When a lawsuit cannot be so quickly resolved, the expert may serve by instructing a lawyer in the case about the science involved—giving advice, primarily, on whether the scientific advice the lawyer wishes to present has merit. Sometimes getting to the science in the case takes a great deal of investigation.

I once found myself involved in a case in San Jose, California, where a fire had destroyed an apartment house, and the local natural-gas company was being blamed. It was alleged that a rubber diaphragm in a valve controlling the gas supply to the house had failed. I supplied engineers with tensile-test equipment and helped with strength testing. Valves of the type in question failed only at extreme high pressures and did so leaving ragged tears in the diaphragm. The suspect diaphragm did not perform differently on any of the engineers' strength tests.

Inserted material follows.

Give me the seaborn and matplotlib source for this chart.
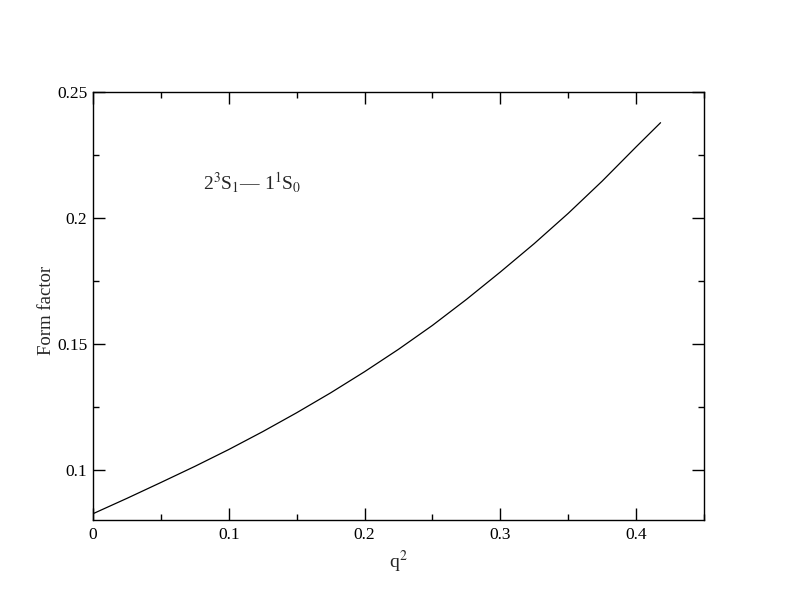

But on a visit to their offices a week before my deposition, I looked again at the hundred-plus photographs from the stress tests and spotted three that seemed different. Instead of ragged tears, they showed sharp cuts—probably, I surmised, a razor cut partway through the fabric that had happened when the fabric was laminated or die-cut. Razor slices are notoriously hard to see unless you stretch the substrate, and so it would be unlikely that these would be detected during assembly of the valves.

The engineers blew up the photos 20 times, exposing the damage to the fibers and evidence of the age of the cut. At the deposition eight lawyers posed questions for 10 to 12 hours; in the end the photographic evidence of the razor cuts was definitive, and the case was settled for a fraction of the amount sought.

But a lot of the work of a scientist involved in the legal process is pure education. As a coating chemist I often rely on kitchen analogies to describe polymeric or colloidal systems, relating a polymer to a plate of spaghetti, a monomer to a plate of macaroni and colloidal systems to milk, pudding, gelatin and gravy. This sort of background understanding is important to an attorney preparing for a courtroom apppearance, who must frame a set of questions to ask in the courtroom so the judge (and jury, if needed) can get the same training painlessly, but thoroughly enough to be able to make decisions about the importance to the case argument.

Scientists Have 'Big Cases,' Too

On one case I was involved from beginning to end: a lawsuit involving the alleged theft of a trade secret. The technical director for a paint company called one day to ask if I could help interpret some infrared spectra (used in quantitative analysis of organic formulations).

I went to visit him, and he introduced me to the company's lawyer, a rather famous Los Angeles attorney. The lawyer and I worked together for about 10 months. I had to deal with so much paperwork (cubic yards of it) that I hired my mother-in-law (a retired Clerk of Courts) to help sort, file and enter into the computer information involved in the case.

The suit alleged that a person back East had illegally obtained the formulation for a valuable unique paint formulation. In the paper search, we found a copy of the actual stolen batch card. However, a key component of the formulation was not listed on the card, as the amount used needed to be adjusted for each batch.

The impostor paint, which turned up in Boston, looked like the L.A. paint when applied but did not have the long life or maintenance advantage of the original. Even so, it was making a ton of money for the recipe thief.

The formulation was unique. There were five essential ingredients, and their proportions were critical. That the Boston firm's recipe matched in all five components to the third significant figure was a smoking gun.

One of my assignments was to get spectroscopic comparisons of all competing products. I was surprised to find that one company's formulation matched the infrared spectrum of the L.A. formulation but had completely different components (except one) and did not quite have the physical property performance the L.A. product had. One can imagine their chemists trying formulations until they got an IR match and thinking they had it. Until I saw those two spectra, I'd have bet any amount that no two different paint formulations would have the same spectra. So much for science.

In many cases, the trial is the anticlimax for the expert, and the handling of expert testimony can sometimes surprise the logical scientist. In this case, probability predicted that our client's formulation could not be reproduced to the third significant figure by chance but once in 1015 times—several billion times less likely than winning the California lottery. The judge would not allow that argument, as there is a California Supreme Court ruling prohibiting statistically based predictions as evidence! Nevertheless he immediately found for our side, and my client ended up owning two more companies.

Overall, I'm impressed by the potential for scientists to perform service in disputes and the amount a scientist can learn from involvement in these cases. The consulting scientist can find remunerative employment as an expert for the law, in preparation for and in the courtroom—and be entertained in the process.